RESIDENT EVIL HD REMASTERED VERDICT
I find it interesting that 2002 Capcom completely remade a beloved title so it felt like a new game, whereas 2015 Capcom just re-releases a 13-year-old remake with a controls, widescreen and texture patch. Nevertheless despite being aged in the voice-acting, aiming, and not-telling-you-anything-you-need-to-remember departments Resident Evil is still a fantastic game. While the fixed camera angles and the adventure-game like puzzles will shock more recent series fans it’s all still enjoyable, and the Crimson Head zombies, the great and ever-surprising design and the atmosphere ensures the remake feels like a unique entry in the series. I haven’t even mentioned the two giant campaigns for Chris and Jill which play completely differently, especially if you finish one before starting the other, so there’s value for money here too. While the “HD Remastered” tag feels a little hollow, if you just consider this a slightly updated re-release of a fantastic game then I can heartily recommend Resident Evil HD Remastered.

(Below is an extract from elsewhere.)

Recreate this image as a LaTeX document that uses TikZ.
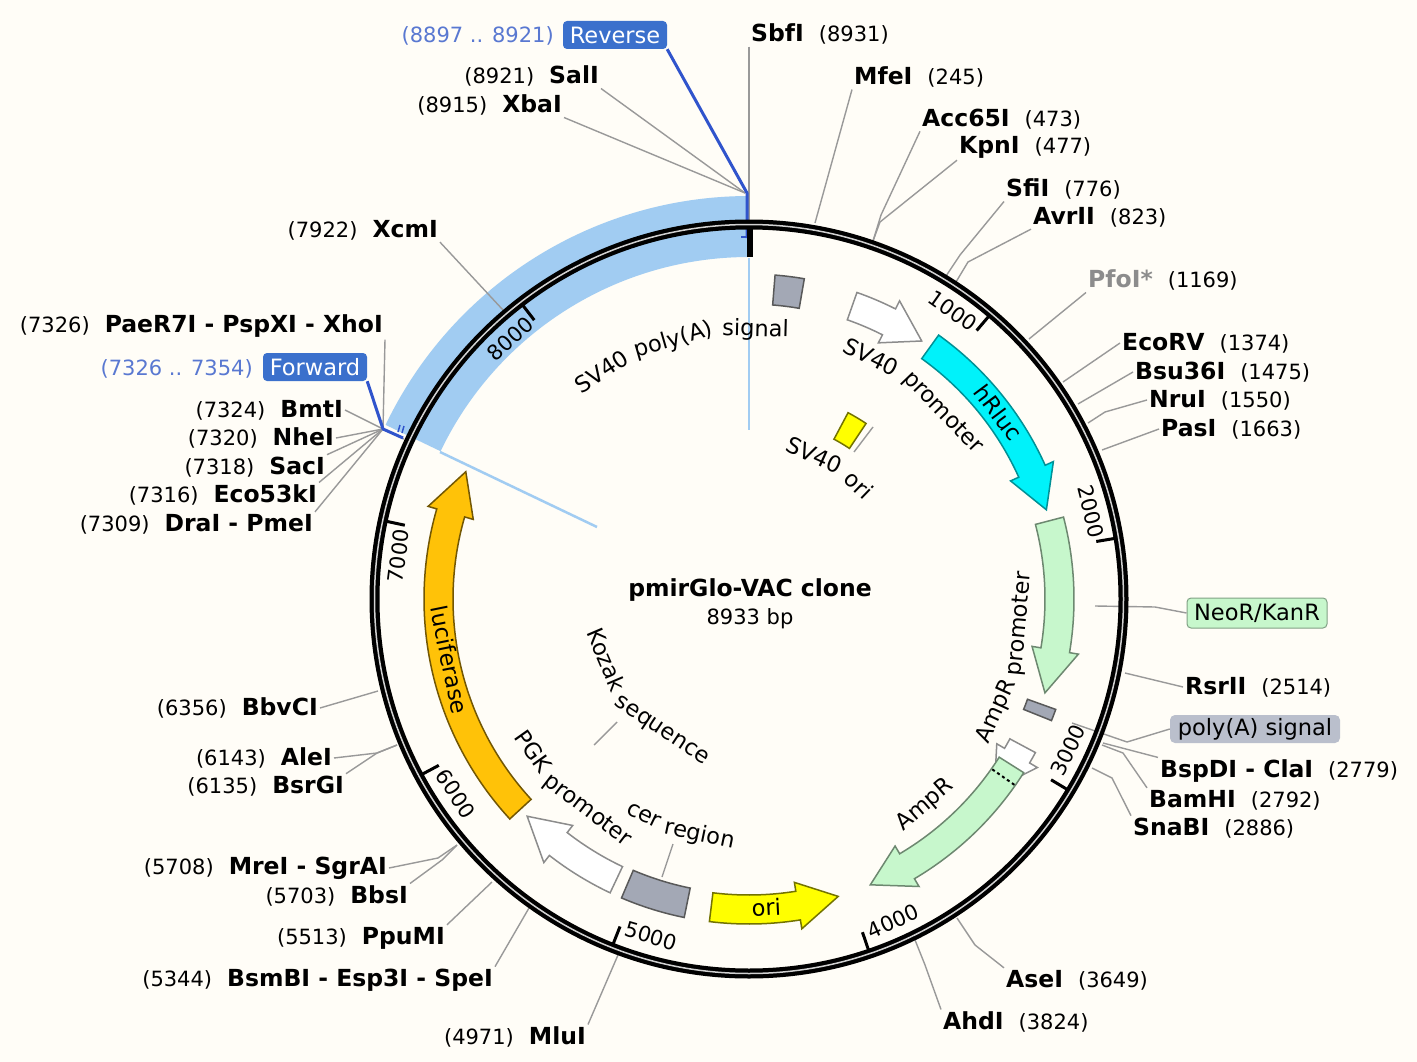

Just remember to have a notebook and pen handy.
TOP GAME MOMENT
The first time a presumed dead zombie gets up in front of you as a more powerful Crimson Head, and you scream like a little girl. I did and I’ve played the damn game before.
The original remake is still fantastic, and the Crimson Head zombies in particular are amazing.
Improved controls are quite welcome admittedly.
Not a very exciting "HD Remaster" altogether. Prerendered movies in particular haven't been touched at all and look terrible.
Too much to remember, if you're not playing constantly you need a pen and paper handy.